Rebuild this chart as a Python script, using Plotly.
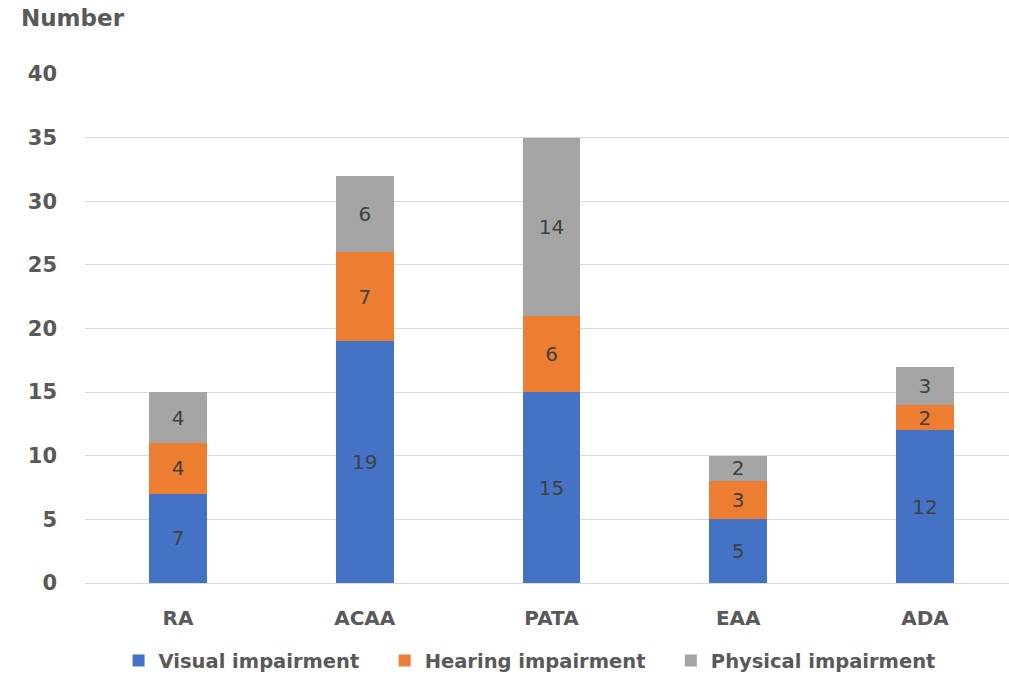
import plotly.graph_objects as go

categories = ["RA", "ACAA", "PATA", "EAA", "ADA"]
visual = [7, 19, 15, 5, 12]
hearing = [4, 7, 6, 3, 2]
physical = [4, 6, 14, 2, 3]
series_names = ["Visual impairment", "Hearing impairment", "Physical impairment"]
colors = ["#4472C4", "#ED7D31", "#A5A5A5"]
y_ticks = [0, 5, 10, 15, 20, 25, 30, 35, 40]

FONT = "DejaVu Sans"
PAD = "\u00a0\u00a0\u00a0"
fig = go.Figure()
for name, vals, col in zip(series_names, [visual, hearing, physical], colors):
    fig.add_trace(go.Bar(
        x=categories, y=vals, name=name + PAD, marker=dict(color=col, line=dict(width=0)),
        text=[str(v) for v in vals], textposition="inside", insidetextanchor="middle",
        textangle=0, textfont=dict(family=FONT, size=20, color="#404040"), constraintext="none",
    ))

fig.update_layout(
    barmode="stack", bargap=0.69,
    width=1009, height=677,
    margin=dict(l=85, r=0, t=74, b=94),
    paper_bgcolor="white", plot_bgcolor="white",
    font=dict(family=FONT, color="#595959"),
    uniformtext=dict(mode=False),
    xaxis=dict(range=[-0.498, 4.45], showgrid=False, showline=False, zeroline=False,
               tickfont=dict(family=FONT, size=20, color="#595959", weight="bold"),
               ticks="", ticklabelstandoff=21, automargin=False),
    yaxis=dict(range=[0, 40], tickvals=y_ticks, showgrid=True, gridcolor="#D9D9D9", gridwidth=1,
               zeroline=True, zerolinecolor="#D9D9D9", zerolinewidth=1,
               tickfont=dict(family=FONT, size=21, color="#595959", weight="bold"),
               ticks="", ticklabelstandoff=27, automargin=False),
    legend=dict(orientation="h", x=0.4925, xanchor="center", yref="container", y=0.024, yanchor="middle",
                font=dict(family=FONT, size=19.5, color="#595959", weight="bold"),
                traceorder="normal", itemwidth=30),
    annotations=[dict(text="<b>Number</b>", xref="paper", yref="paper", x=-0.0715, y=1.111,
                      xanchor="left", yanchor="middle", showarrow=False,
                      font=dict(family=FONT, size=23, color="#595959"))],
)

fig.write_html("out.html")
━━━━━━━━━━━━━━━━━━━━━━━━━━━━━━
• Written instruction
All the lines above are to be reproduced exactly, except the pictures.

• The result
Rebuild this chart as a Python script, using Plotly.
import plotly.graph_objects as go

categories = ["RA", "ACAA", "PATA", "EAA", "ADA"]
visual = [7, 19, 15, 5, 12]
hearing = [4, 7, 6, 3, 2]
physical = [4, 6, 14, 2, 3]
series_names = ["Visual impairment", "Hearing impairment", "Physical impairment"]
colors = ["#4472C4", "#ED7D31", "#A5A5A5"]
y_ticks = [0, 5, 10, 15, 20, 25, 30, 35, 40]

FONT = "DejaVu Sans"
PAD = "\u00a0\u00a0\u00a0"
fig = go.Figure()
for name, vals, col in zip(series_names, [visual, hearing, physical], colors):
    fig.add_trace(go.Bar(
        x=categories, y=vals, name=name + PAD, marker=dict(color=col, line=dict(width=0)),
        text=[str(v) for v in vals], textposition="inside", insidetextanchor="middle",
        textangle=0, textfont=dict(family=FONT, size=20, color="#404040"), constraintext="none",
    ))

fig.update_layout(
    barmode="stack", bargap=0.69,
    width=1009, height=677,
    margin=dict(l=85, r=0, t=74, b=94),
    paper_bgcolor="white", plot_bgcolor="white",
    font=dict(family=FONT, color="#595959"),
    uniformtext=dict(mode=False),
    xaxis=dict(range=[-0.498, 4.45], showgrid=False, showline=False, zeroline=False,
               tickfont=dict(family=FONT, size=20, color="#595959", weight="bold"),
               ticks="", ticklabelstandoff=21, automargin=False),
    yaxis=dict(range=[0, 40], tickvals=y_ticks, showgrid=True, gridcolor="#D9D9D9", gridwidth=1,
               zeroline=True, zerolinecolor="#D9D9D9", zerolinewidth=1,
               tickfont=dict(family=FONT, size=21, color="#595959", weight="bold"),
               ticks="", ticklabelstandoff=27, automargin=False),
    legend=dict(orientation="h", x=0.4925, xanchor="center", yref="container", y=0.024, yanchor="middle",
                font=dict(family=FONT, size=19.5, color="#595959", weight="bold"),
                traceorder="normal", itemwidth=30),
    annotations=[dict(text="<b>Number</b>", xref="paper", yref="paper", x=-0.0715, y=1.111,
                      xanchor="left", yanchor="middle", showarrow=False,
                      font=dict(family=FONT, size=23, color="#595959"))],
)

fig.write_html("out.html")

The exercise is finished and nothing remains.